Il faut comprendre d'abord ce qu'a d'inédit le mouvement des gilets jaunes et qui tient entièrement à l'environnement technologique, puisqu'on peut dire que c'est le produit de la conjonction de Facebook et BFM : le réseau permettant la constitution d'un mouvement inorganisé et contradictoire alors que les chaînes d'information continue donnent une grande visibilité à des mobilisations pourtant assez faibles, leur apportant le soutien d'une grande majorité de la population - c'est cela le plus étonnant, malgré les violences, avec l'alliance des extrêmes.

Que sa forme soit nouvelle et déroutante, spécifique de l'époque, ne disqualifie aucunement cette protestation informelle qui n'est pas du tout sans cause réelle et sérieuse. J'ai rappelé immédiatement mes anciennes dénonciations de la logique des écotaxes, de leur injustice et de leur inutilité sans offrir d'alternatives - ce que les Verts ne voulaient pas entendre mais que la réalité rattrape. Ce qui est immédiatement apparu à ceux qui devaient la payer, c'est le mensonge sur la motivation écologique, voyant bien que cela ne pouvait modifier leur utilisation de la voiture et ne servait qu'à leur prendre dans les poches pour compenser les cadeaux faits aux riches. Il ne faudrait pas nous prendre pour des cons. Ce qui a renforcé la colère, par dessus le marché, c'est de ressentir le mépris de classe du président des riches, s'ajoutant au mensonge et à l'injustice.

Les raisons de la colère sont donc justes, pas forcément les réponses qu'on y donne et il y a bien une contradiction évidente entre un côté poujadiste de refus de l'impôt pour certains et la demande de services publics, de protections sociales et de justice fiscale pour les autres. Il faudra choisir. La présence de l'extrême-droite est indéniable et gênante, même très minoritaire. Elle pourrait facilement être noyée par la mobilisation de la gauche, si la gauche n'était en si mauvais état et que le moment politique n'était plutôt favorable aux extrême-droites et au retour des pouvoirs autoritaires (mais on a bien fait 1936 quand le fascisme gagnait partout).

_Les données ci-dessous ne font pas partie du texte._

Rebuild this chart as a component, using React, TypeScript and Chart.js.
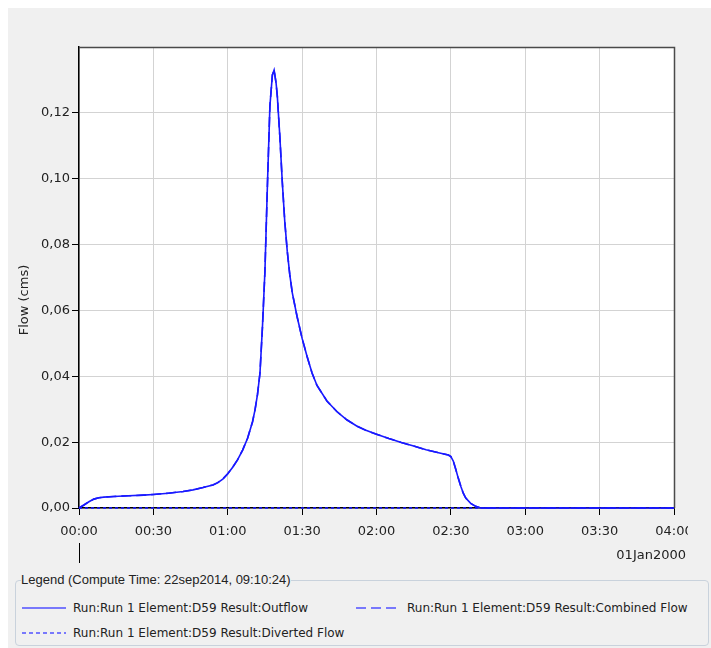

Le remarquable soutien général rappelle comme l'inflation pouvait fédérer les luttes salariales au niveau national, ce qui a été perdu pendant la période de désinflation et de chômage de masse où les situations étaient plus éclatées et la convergence des luttes difficile à obtenir. Cela ne veut pas dire que l'inflation serait un remède miracle (il faut aussi le plein emploi) mais qu'on a un mécanisme semblable avec une taxe touchant presque toute la population en dépit de grandes différences de classe ou de condition. Ce n'est pas une raison pour surestimer l'unité populaire et sa capacité à modifier les grands équilibres et les divisions politiques.

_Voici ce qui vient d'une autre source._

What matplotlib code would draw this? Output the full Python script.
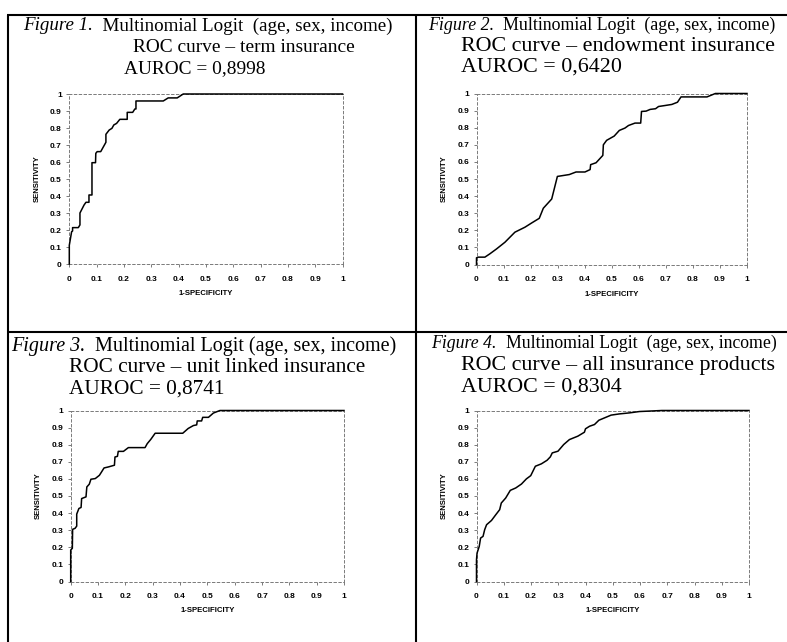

Au-delà des justes protestations, à soutenir et qui ont déjà été suivies d'effets, il est frappant de retrouver, comme avec nuit debout, un très grand irréalisme, chacun se prenant pour la voix du peuple et recyclant les solutions imaginaires qui traînaient sur les réseaux sociaux, ce qu'on peut appeler une politique du semblant, bien que la violence y donne cette fois beaucoup plus de sérieux. Effectivement souvent la violence (relayée par les médias), et comme parfois la grève, rend possible ce qui n'était pas possible avant. Il ne faut quand même pas trop rêver (vraie démocratie, abolition de la misère!), il y a beaucoup trop de délires de l'extrême-gauche à l'extrême-droite putschiste, l'une comme l'autre croyant que son heure est arrivée, mais, ce qui est sûr, c'est que la période n'est pas à la lucidité.

En tout cas, à l'heure actuelle, on ne prédirait pas un grand avenir à ce mouvement contradictoire et sans débouchés politiques, qui devrait logiquement s'essouffler dans le froid et les fêtes, s'il ne pouvait malgré tout mener à un certain chaos avant le retour de bâton et de nouvelles élections qui sifflent la fin de la récréation ?

1 590 vues

Les commentaires sont fermés.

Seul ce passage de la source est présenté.